Which is probably why this movie, while making a lot of money, did not resonate well with audiences. You have to be adult-minded and enjoy animation (which is really wonderful, by the way). This is not The Incredibles or Wall-E, which are children's movies with enough jokes to fly over kids' heads to hit the parents with enjoyment. Nope. The story moves like a Western, and while comedic, there are storylines you have to piece together along with our hero. It requires a lot of comprehension skills. That said, the character of Rango and his assimilation in the town of Dirt are endearing and I enjoyed it though there were some parts that felt a little long.

Good job, husband.

The Best: The animation was superb! And I also have to say that I giggled every time the little owl mariachi band narrated the story, and about how the hero was obviously going to die the whole way through.



Fact: The Mayor's suspenders, hat, shirt, and voice is an homage to Noah Cross, the character John Huston portrayed in the movie Chinatown. Chinatown's plot also revolved around a mystery about stolen water. (Oddly, I don't own Chinatown though I would consider it one of my favorite movies. Maybe I should remedy that.)

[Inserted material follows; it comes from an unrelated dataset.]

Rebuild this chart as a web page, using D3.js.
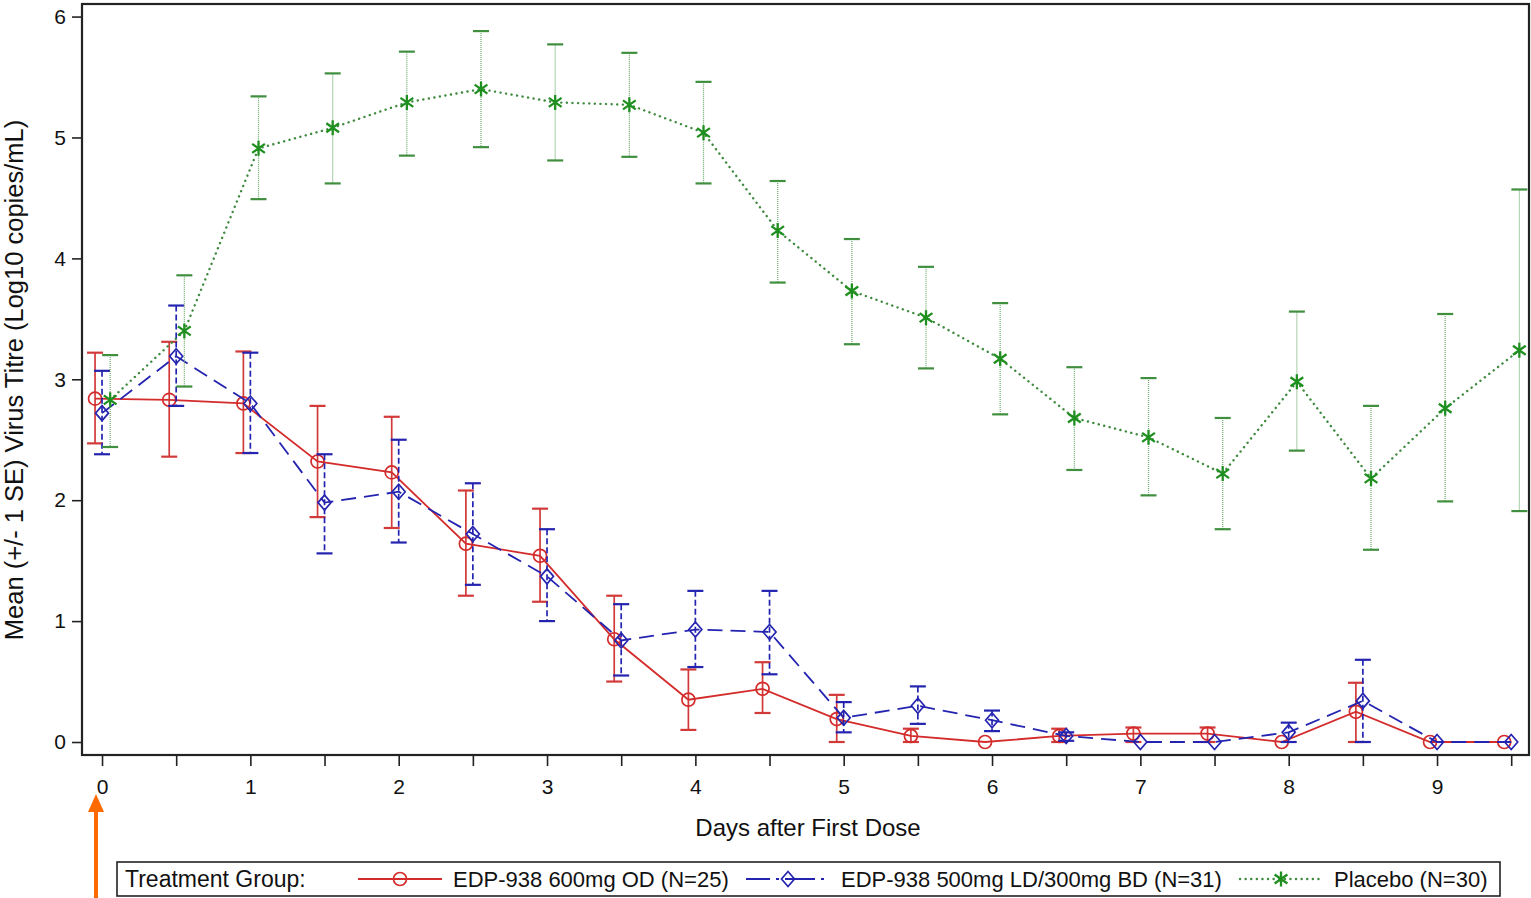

Rating: ******** (8 out of 10)

Wednesday, February 1, 2012

Belle de Jour (1967)


Dir: Luis Buñuel
Writer: Joseph Kessel (novel), Luis Buñuel, Jean-Claude Carrière
Starring: Catherine Deneuve, Jean Sorel, Pierre Clémenti

I remember seeing this movie as a teenager, and though it's not particularly racy, it was still about something taboo to me at the time. It was also my introduction to one of my favorite French actresses, Catherine Deneuve.

The film centers on Séverine (a name I've come to love, it's so French!), the frigid and elegant housewife to Pierre, a handsome surgeon. They look the perfect couple, but Séverine has a lot of inner turmoil regarding her sensuality - she brushes off her adoring husband constantly, but dreams of being dominated sexually. So, she does what anybody would do and decides to become a prostitute--but only during the day! Thus, Belle de Jour is her name.

Directed by Buñuel, who was famous for working on psychological and surrealist films with Dalí (Un Chen Andalou - I'll never forget that eye-slicing shot!), the plot definitely fits with his asthetic. He loves exploring the inner mind and the reasons people do what they do. The movie is not abstract but has abstract moments of daydreams, quick cuts, and silence as Séverine ponders her existence. It still has a very '60s feel, and I enjoyed it for that, but also because I was intrigued by this female central character and her motivations.

The film looks great, and that also extends to the beautiful Deneuve, whose profile is mesmerizing. I recently saw a screening of the 1965 Polanski film Repulsion and she was in attendance--she's still gorgeous. The DVD was just released on Criterion, and I bought it with good reason since I know I'll be watching this movie several times over and make new observations each time.

The Best: Deneuve, the center of the film, whose seemingly vacant stares evoke so much more to the viewer than to her clueless husband.


Fact: "Belle de jour" is a day lily in French, a flower that blooms only by day, as Séverine is available only during the afternoons. "Belle de jour" is also a sort of pun, as it reminds us of "belle de nuit," an euphemism for prostitute.